Advent is a time to lift our heads. Look up. Attend to the majesty which draws near – perilous to our addictions and to those people or activities or systems which dominate or isolate us (usually, in my experience, both.)
In different seasons we like to choose different foods, different house decorations, different liturgical colors. Similarly, I think, we like to choose different theologians and different saints. I have always only chosen one saint – one theologian – for Advent, and that is Detrich Bonhoeffer. His Advent meditations were written in prison. He held his ground against Hitler even when his church caved in and followed the Third Reich in enthusiastic lock-step. Naughty, not nice.
He tried to preach on the radio but in the middle of his sermon the microphone was turned off. Soon he was imprisoned and in prison he wrote letters to his beloved fiancé and waded through Advent.

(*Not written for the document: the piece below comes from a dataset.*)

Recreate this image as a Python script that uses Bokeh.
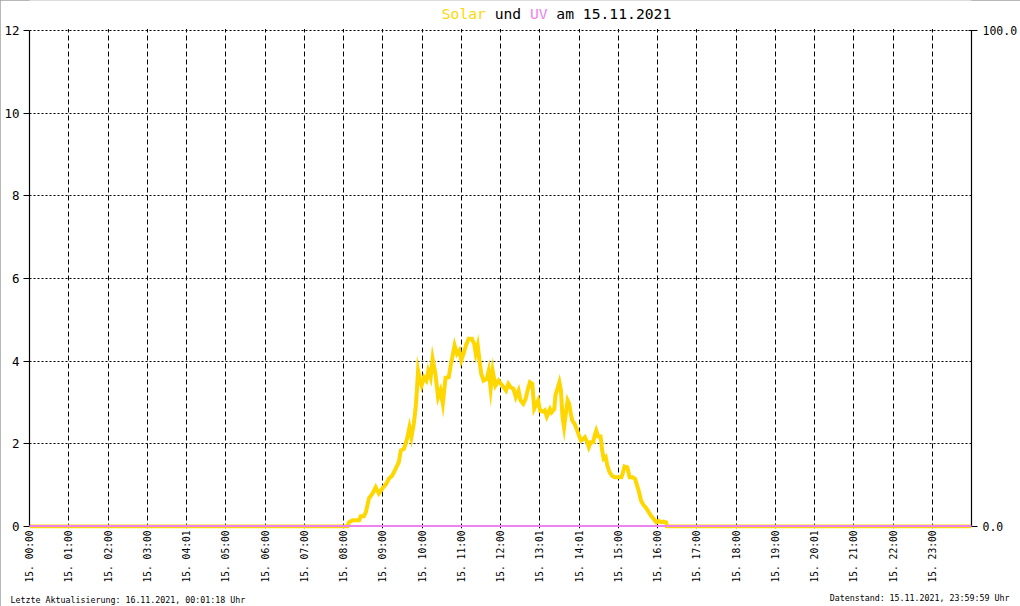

Listening in on those letters – in prison, head down, I see a man who loved Jesus, who loved people and who wanted justice in a corrupt church and a lost culture.
Bonhoeffer calls attention to Luke’s call that we look up. Lift up our heads. Notice that we are guilty and need a savior and then notice that One is coming. We must, we must, we must put down our iPhones and lift up our heads. We must, we must, we must resist oppression in any form (even our oppression of ourselves) and lift up our heads.
If ever there was a time to light a candle in the darkness, and lift up our heavy heads, it is now. Right now. Doing so will inflame the anger of oppressors, inspire action in dominators, and send demons into darker corners to sharpen their sticks and gather their stones. But lift our heads we must.
Like John the Baptist and like Detrich Bonhoeffer, we will suffer for the impertinence. The guard will be doubled. The lashes of our addictions (especially the minor ones we refuse to name) will inflame and multiply. Our demons will point their sticks and stones. But if we look up, we will see glory. And real Glory will indeed make peace on the earth.